Mass Virtual Hosting Part Eight: MySQL-Proxy for Easy Network Topology Changes and Localhost vs. Sockets
Once your hosting clients are all settled in you may find one day that you need to change their MySQL server address or other configuration parameters. Naturally it’s not going to look good on you or be a very good use of your time to contact every webmaster and have them update their settings. Worse, juggling two active database servers would be a nightmare. Fortunately Oracle came up with mysql-proxy, a lightweight app that sits between your clients and MySQL server(s) which acts as a drop-in replacement for mysqld. Users connect to the proxy like they would the actual server and it transports data to and fro. You can do all sorts of neat things to the data while it’s in motion with lua scripts but that goes beyond the focus of this article.

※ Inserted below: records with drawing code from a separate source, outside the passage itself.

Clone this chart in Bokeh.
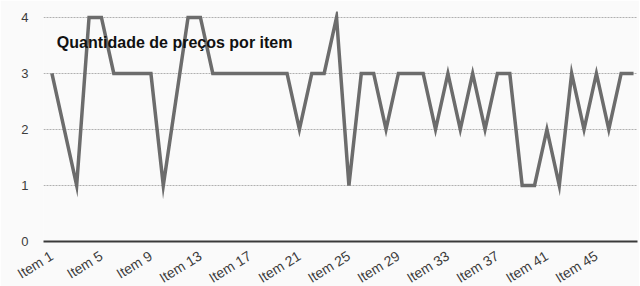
from bokeh.plotting import figure
from bokeh.models import FixedTicker, Range1d, Label
from bokeh.embed import file_html
from bokeh.resources import INLINE

items = ["Item %d" % i for i in range(1, 49)]
counts = [3, 2, 1, 4, 4, 3, 3, 3, 3, 1,
          2.5, 4, 4, 3, 3, 3, 3, 3, 3, 3,
          2, 3, 3, 4, 1, 3, 3, 2, 3, 3,
          3, 2, 3, 2, 3, 2, 3, 3, 1, 1,
          2, 1, 3, 2, 3, 2, 3, 3]
y_ticks = [0, 1, 2, 3, 4]
title_text = "Quantidade de preços por item"

x = list(range(1, len(items) + 1))
label_idx = list(range(1, len(items) + 1, 4))

p = figure(frame_width=594, frame_height=230, output_backend="svg", toolbar_location=None,
           x_range=Range1d(0.32, 48.32), y_range=Range1d(0, 4.107),
           min_border_left=43, min_border_right=2, min_border_top=11, min_border_bottom=42)
p.background_fill_color = "#fafafa"
p.border_fill_color = "#fafafa"
p.outline_line_color = None

p.line(x, counts, line_color="#6c6c6c", line_width=3.5, line_join="miter")

p.xgrid.grid_line_color = None
p.ygrid.ticker = FixedTicker(ticks=y_ticks[1:])
p.ygrid.grid_line_color = "#b0b0b0"
p.ygrid.grid_line_dash = "2 1"
p.ygrid.grid_line_width = 1

xa = p.xaxis[0]
xa.ticker = FixedTicker(ticks=label_idx)
xa.major_label_overrides = {i: items[i - 1] for i in label_idx}
xa.major_label_orientation = 0.55
xa.major_tick_line_color = None
xa.minor_tick_line_color = None
xa.axis_line_color = "#3a3a3a"
xa.axis_line_width = 1.8
xa.major_label_text_font = "Liberation Sans"
xa.major_label_text_font_size = "14px"
xa.major_label_text_color = "#3c3c3c"
xa.major_label_standoff = 7

ya = p.yaxis[0]
ya.ticker = FixedTicker(ticks=y_ticks)
ya.axis_line_color = None
ya.major_tick_line_color = None
ya.minor_tick_line_color = None
ya.major_label_text_font = "Liberation Sans"
ya.major_label_text_font_size = "13px"
ya.major_label_text_color = "#3c3c3c"
ya.major_label_standoff = 9

p.add_layout(Label(x=1.4, y=3.56, text=title_text, text_font="Liberation Sans",
                   text_font_style="bold", text_font_size="16px", text_color="#111111",
                   text_baseline="alphabetic"))

open("out.html", "w").write(file_html(p, INLINE))
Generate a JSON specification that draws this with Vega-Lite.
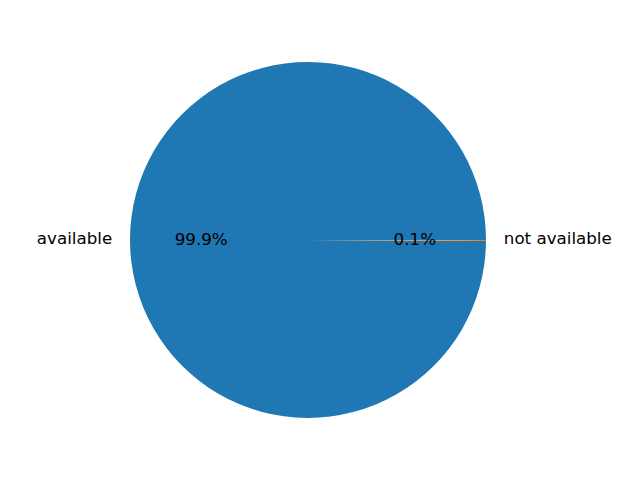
{
  "$schema": "https://vega.github.io/schema/vega-lite/v6.json",
  "width": 616,
  "height": 480,
  "padding": 0,
  "autosize": "none",
  "background": "white",
  "config": {"view": {"stroke": null}, "font": "DejaVu Sans"},
  "data": {"values": [
    {"status": "available", "share": 0.999},
    {"status": "not available", "share": 0.001}
  ]},
  "encoding": {
    "theta": {"field": "share", "type": "quantitative", "stack": true, "scale": {"range": [1.5707963, -4.712389]}},
    "color": {"field": "status", "type": "nominal", "legend": null, "scale": {"domain": ["available", "not available"], "range": ["#1f77b4", "#ff7f0e"]}}
  },
  "layer": [
    {"mark": {"type": "arc", "radius": 178}},
    {"mark": {"type": "text", "radius": 106.8, "fontSize": 16.7, "color": "black"},
     "encoding": {"text": {"field": "share", "type": "quantitative", "format": ".1%"}, "color": {"value": "black"}}},
    {"transform": [{"filter": "datum.status == 'available'"}],
     "mark": {"type": "text", "radius": 195.8, "fontSize": 16.7, "align": "right", "color": "black"},
     "encoding": {"text": {"field": "status"}, "color": {"value": "black"}}},
    {"transform": [{"filter": "datum.status == 'not available'"}],
     "mark": {"type": "text", "radius": 195.8, "fontSize": 16.7, "align": "left", "color": "black"},
     "encoding": {"text": {"field": "status"}, "color": {"value": "black"}}}
  ]
}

By default mysql-proxy listens on port tcp/4040 and mysqld listens on tcp/3306. In my experience most users who come from other ISPs are already wired to use localhost as their default SQL host and I don’t want to make them have to remember the port number, which is typically defaulted in most webapps. If you’re running mysqld on the same host you’re serving web from you’ll need to change the port it listens on in /etc/mysql/my.cnf.
MySQL has a contentious age-old convention of changing “localhost” to “use the local socket” rather than resolving localhost to 127.0.0.1 and connecting via TCP. That’s because at the time the decision was made local sockets were far more efficient than using TCP, now it’s not so much an issue. We need to configure mysql-proxy to listen to a socket too or our users will have to use the numeric address, lest they encounter this error:
ERROR 2002 (HY000): Can't connect to local MySQL server through socket '/var/run/mysqld/mysqld.sock' (2)
This can be specified – not all too intuitively – by replacing the proxy-address value in /etc/mysql/mysql-proxy.cnf with the default path to the local socket, thus:
proxy-address = /var/run/mysqld/mysqld.sock
Configure the proxy-backend-address variable to reflect the actual server’s location and port number. Restart mysql-proxy and you now have a working, default-looking configuration that can be redirected anywhere. Thanks to the lua capability of the proxy you can even implement fast and easy load balancing and failover, but that will be the topic of another article!